There's quite a number of Eldrazi cards in Ultimate Masters, also featuring Ulamog's Crusher with new art and Eldrazi Conscription, which elsewhere in the set meets its combo partner Sovereigns of Lost Alara – being both rares, it's pretty unlikely to end up with both in the same draft pod, but a drafter can dream.
The highest point of the Eldrazi delegation, which exclusively draws from Rise of the Eldrazi, is the original trio of annihilator Titans: Emrakul, the Aeons Torn, which is going to be worth around 17 €, or 4 tix on MTGO; Ulamog, the Infinite Gyre, 10 € and 1 tix; Kozilek, Butcher of Truth, 15 € and still 1 tix.

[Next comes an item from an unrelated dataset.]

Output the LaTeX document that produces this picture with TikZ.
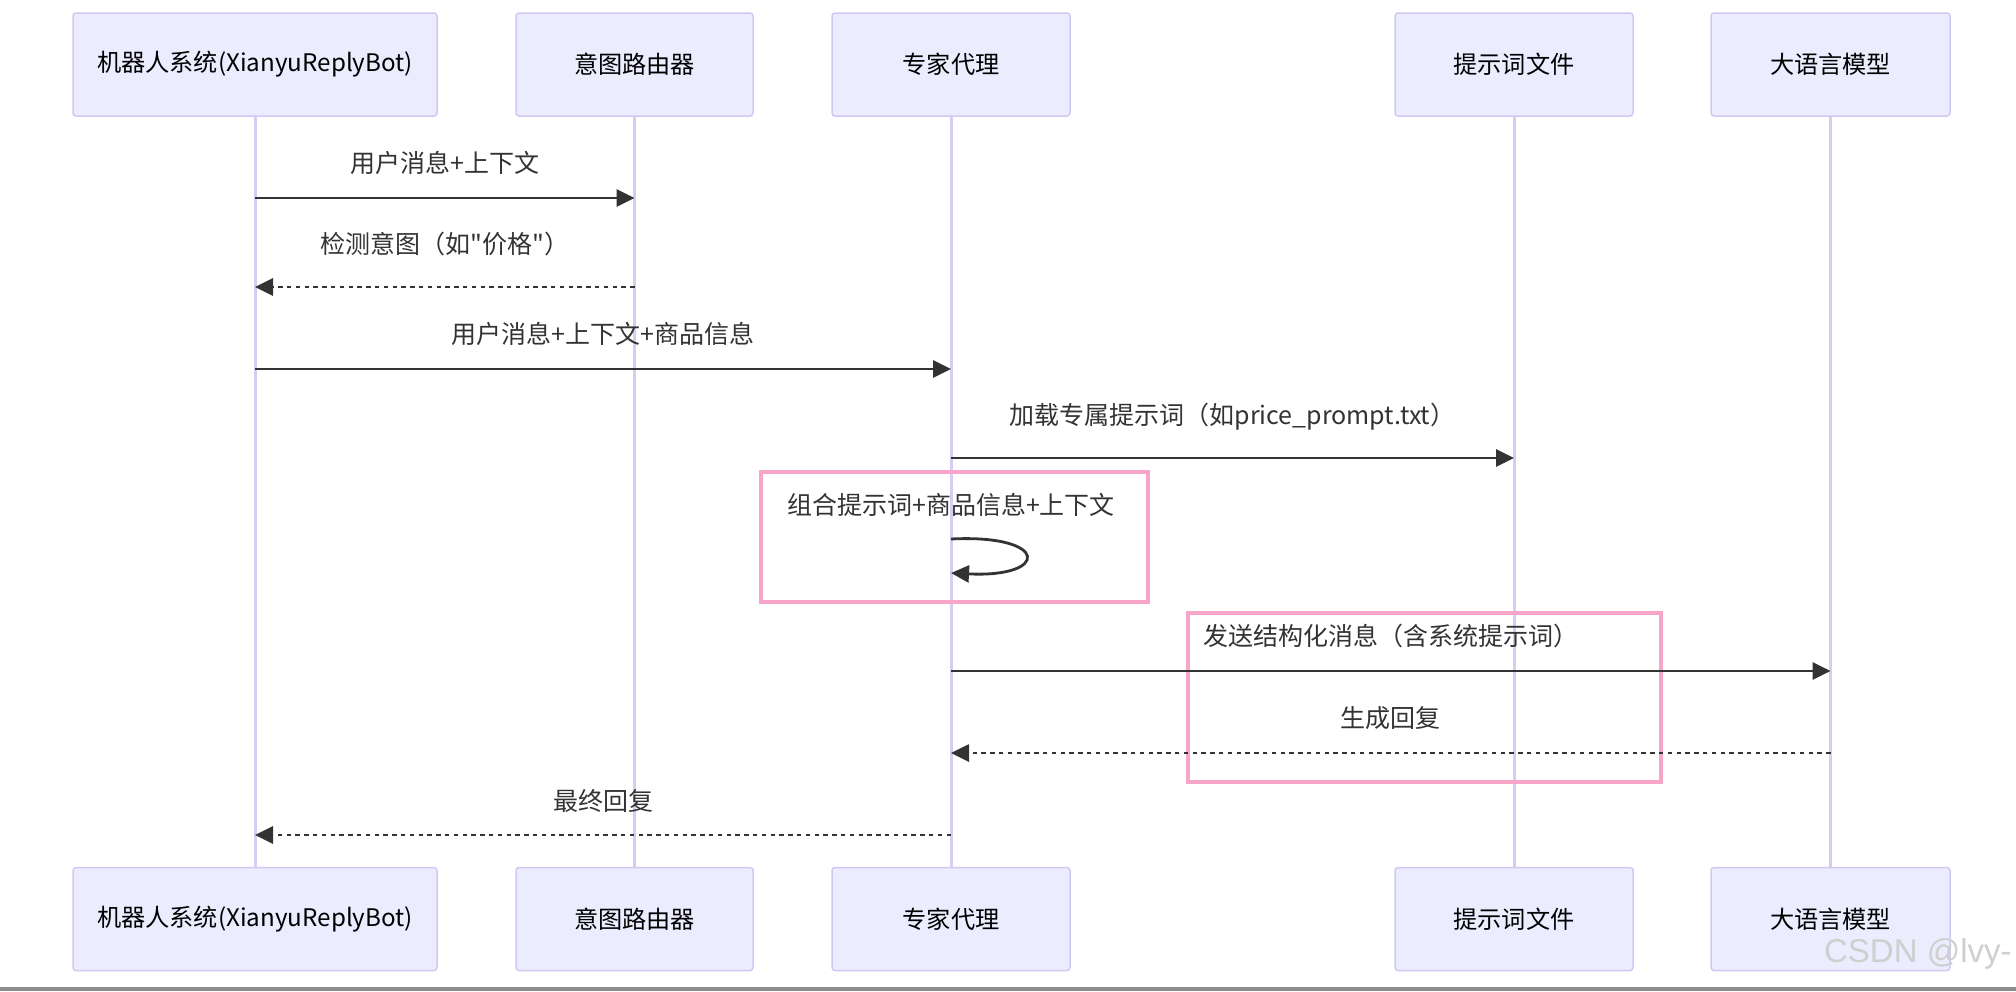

Back on land… territory, old glory Karakas is sold in paper at 24 € through Eternal Masters, while online there's a Theme Deck version with the Legends art that can be bought for less than one ticket. Crucial enabler of tribal strategies Cavern of Souls earns a whopping 35 € to its seller, 12,5 tix if they're operating on MTGO. Both rank high on the wish list of any UMA booster opener.
Last but not least, the entire cycle of manlands from Worldwake is back. Control's best friend Celestial Colonnade is the most sought-after, being worth 16 € in paper, 6,5 tix in digital form. The others are all of little value on MTGO, but on the paper side of things, Creeping Tar Pit still sells for 5,5 € and Raging Ravine for 4 €. Not exactly giving you back the money you invested in the booster, but better than finding the rare slot occupied by Flagstones of Trokair, which is not going to be worth more than a couple euros.